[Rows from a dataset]
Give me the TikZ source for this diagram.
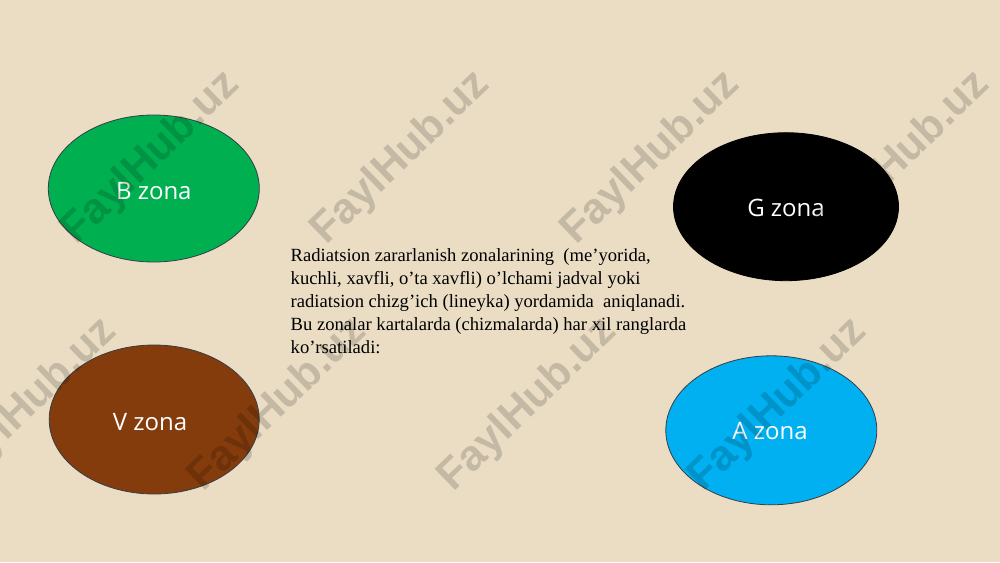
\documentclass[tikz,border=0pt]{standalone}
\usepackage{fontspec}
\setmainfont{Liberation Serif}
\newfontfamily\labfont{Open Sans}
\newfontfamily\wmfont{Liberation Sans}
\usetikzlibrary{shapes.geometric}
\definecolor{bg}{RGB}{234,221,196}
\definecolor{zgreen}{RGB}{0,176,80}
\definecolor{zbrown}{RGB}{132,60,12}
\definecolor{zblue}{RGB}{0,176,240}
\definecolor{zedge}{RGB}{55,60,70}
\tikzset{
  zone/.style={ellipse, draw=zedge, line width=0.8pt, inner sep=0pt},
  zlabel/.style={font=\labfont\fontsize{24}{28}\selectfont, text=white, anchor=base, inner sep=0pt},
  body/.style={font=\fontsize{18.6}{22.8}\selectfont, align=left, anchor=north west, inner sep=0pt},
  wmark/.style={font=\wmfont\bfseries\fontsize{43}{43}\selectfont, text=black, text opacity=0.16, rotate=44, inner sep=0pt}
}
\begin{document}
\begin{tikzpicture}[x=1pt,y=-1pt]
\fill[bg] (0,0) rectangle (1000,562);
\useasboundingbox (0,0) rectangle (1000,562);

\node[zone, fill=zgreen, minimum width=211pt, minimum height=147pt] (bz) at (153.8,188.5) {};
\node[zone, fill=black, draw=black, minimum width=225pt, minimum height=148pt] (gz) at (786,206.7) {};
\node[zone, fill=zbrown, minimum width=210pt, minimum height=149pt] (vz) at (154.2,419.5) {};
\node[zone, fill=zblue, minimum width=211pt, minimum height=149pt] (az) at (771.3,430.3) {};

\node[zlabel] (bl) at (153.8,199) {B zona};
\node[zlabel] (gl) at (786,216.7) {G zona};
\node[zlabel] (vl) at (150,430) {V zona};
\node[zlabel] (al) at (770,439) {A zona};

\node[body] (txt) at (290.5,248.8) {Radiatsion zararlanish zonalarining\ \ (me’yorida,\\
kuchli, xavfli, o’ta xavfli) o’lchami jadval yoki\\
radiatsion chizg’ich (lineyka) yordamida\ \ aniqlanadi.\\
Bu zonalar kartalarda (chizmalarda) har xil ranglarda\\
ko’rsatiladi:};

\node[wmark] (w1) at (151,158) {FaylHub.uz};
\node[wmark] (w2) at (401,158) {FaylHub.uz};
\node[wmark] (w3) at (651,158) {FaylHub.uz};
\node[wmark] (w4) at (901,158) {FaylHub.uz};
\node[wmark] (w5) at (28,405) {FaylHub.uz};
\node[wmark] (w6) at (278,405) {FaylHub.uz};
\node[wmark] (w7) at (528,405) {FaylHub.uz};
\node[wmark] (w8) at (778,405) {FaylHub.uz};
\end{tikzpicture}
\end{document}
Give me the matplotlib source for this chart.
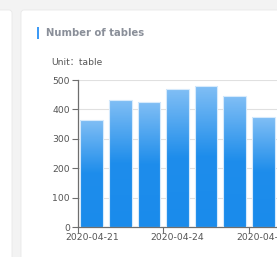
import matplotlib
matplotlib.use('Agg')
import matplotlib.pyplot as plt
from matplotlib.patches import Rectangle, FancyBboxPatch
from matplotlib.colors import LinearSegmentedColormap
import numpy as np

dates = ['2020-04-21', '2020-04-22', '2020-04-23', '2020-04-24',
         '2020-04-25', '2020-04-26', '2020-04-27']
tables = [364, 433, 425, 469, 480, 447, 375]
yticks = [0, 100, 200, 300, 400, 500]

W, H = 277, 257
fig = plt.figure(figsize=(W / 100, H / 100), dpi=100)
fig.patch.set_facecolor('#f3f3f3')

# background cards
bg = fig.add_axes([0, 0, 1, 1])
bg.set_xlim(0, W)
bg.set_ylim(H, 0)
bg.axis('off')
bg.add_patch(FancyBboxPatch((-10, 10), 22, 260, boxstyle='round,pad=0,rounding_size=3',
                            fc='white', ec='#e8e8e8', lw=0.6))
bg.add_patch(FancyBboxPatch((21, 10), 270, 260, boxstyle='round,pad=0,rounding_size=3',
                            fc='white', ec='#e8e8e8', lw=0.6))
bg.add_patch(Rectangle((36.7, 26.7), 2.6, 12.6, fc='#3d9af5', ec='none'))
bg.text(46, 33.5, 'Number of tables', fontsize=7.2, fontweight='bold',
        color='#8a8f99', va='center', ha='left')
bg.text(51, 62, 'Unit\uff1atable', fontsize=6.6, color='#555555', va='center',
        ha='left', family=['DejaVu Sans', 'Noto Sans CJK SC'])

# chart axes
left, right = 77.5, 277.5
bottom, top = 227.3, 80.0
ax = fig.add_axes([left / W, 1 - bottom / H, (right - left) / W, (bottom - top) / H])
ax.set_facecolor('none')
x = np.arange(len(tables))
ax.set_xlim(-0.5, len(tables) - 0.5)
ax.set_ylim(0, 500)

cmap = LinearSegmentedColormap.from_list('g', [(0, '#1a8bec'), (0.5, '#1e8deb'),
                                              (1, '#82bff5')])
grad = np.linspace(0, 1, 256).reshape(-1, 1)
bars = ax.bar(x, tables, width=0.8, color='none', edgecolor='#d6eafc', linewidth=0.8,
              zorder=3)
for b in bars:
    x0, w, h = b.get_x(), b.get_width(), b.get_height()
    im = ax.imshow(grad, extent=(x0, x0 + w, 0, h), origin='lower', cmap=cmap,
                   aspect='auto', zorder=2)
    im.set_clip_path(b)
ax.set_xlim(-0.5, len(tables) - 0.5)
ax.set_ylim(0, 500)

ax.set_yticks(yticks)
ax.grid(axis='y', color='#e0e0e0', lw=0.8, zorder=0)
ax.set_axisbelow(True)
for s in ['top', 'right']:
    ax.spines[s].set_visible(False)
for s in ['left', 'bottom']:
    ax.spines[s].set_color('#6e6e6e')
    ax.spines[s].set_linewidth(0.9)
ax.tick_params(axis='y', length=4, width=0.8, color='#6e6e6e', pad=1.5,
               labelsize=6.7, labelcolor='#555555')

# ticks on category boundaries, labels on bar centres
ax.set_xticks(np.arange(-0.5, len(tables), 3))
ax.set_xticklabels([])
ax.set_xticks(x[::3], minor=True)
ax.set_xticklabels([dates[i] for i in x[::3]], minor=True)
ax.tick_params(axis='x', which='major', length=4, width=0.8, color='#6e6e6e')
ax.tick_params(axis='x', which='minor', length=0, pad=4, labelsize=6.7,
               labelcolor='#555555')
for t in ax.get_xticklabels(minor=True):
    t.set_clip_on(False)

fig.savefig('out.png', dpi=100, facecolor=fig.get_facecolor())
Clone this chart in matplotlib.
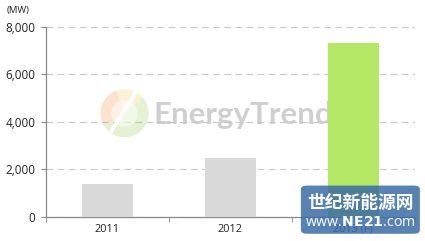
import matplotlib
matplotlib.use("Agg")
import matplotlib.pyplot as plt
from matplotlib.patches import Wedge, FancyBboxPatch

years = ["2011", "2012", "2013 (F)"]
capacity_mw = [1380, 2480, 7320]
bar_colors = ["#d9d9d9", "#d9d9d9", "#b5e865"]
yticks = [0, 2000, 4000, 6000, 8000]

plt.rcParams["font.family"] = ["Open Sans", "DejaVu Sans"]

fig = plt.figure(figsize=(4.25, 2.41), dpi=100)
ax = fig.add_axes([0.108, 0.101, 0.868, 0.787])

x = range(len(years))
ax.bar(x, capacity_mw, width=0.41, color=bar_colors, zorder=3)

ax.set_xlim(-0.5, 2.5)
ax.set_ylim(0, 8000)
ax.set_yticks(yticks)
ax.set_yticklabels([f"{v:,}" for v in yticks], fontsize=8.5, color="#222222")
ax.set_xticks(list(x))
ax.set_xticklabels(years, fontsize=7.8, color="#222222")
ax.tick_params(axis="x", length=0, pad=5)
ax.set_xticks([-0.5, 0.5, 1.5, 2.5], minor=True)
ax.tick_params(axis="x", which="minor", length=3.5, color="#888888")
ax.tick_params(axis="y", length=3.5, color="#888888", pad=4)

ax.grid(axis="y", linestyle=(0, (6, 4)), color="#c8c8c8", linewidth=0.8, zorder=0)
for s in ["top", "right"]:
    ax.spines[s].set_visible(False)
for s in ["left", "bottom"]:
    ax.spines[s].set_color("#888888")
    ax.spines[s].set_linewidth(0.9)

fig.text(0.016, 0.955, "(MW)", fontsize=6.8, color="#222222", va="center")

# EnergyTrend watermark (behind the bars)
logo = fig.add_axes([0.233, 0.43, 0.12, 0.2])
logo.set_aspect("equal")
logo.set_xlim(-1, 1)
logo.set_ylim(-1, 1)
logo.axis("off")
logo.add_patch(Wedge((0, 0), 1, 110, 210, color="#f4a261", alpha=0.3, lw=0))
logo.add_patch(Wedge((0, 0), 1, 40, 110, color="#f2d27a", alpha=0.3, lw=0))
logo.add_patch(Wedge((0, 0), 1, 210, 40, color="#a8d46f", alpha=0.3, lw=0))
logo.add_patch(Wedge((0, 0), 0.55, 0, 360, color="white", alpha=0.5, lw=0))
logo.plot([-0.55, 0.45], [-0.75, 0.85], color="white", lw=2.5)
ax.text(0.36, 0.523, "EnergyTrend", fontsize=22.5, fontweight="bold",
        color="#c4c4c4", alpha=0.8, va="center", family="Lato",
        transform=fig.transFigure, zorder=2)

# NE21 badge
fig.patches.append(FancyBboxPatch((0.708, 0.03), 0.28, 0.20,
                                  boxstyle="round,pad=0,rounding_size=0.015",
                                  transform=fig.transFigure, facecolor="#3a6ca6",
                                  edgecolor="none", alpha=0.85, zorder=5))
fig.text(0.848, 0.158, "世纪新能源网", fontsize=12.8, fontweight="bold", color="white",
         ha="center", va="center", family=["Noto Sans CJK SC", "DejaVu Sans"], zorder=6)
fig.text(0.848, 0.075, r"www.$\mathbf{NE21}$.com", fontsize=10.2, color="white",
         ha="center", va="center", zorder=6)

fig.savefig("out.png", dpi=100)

- _Work instructions_
Repeat exactly, and only, the entries from the line with "Give me the matplotlib source for this chart." through the line with "import numpy as np". Pictures are skipped.

- _Solution to this exercise_
Give me the matplotlib source for this chart.
import matplotlib
matplotlib.use('Agg')
import matplotlib.pyplot as plt
from matplotlib.patches import Rectangle, FancyBboxPatch
from matplotlib.colors import LinearSegmentedColormap
import numpy as np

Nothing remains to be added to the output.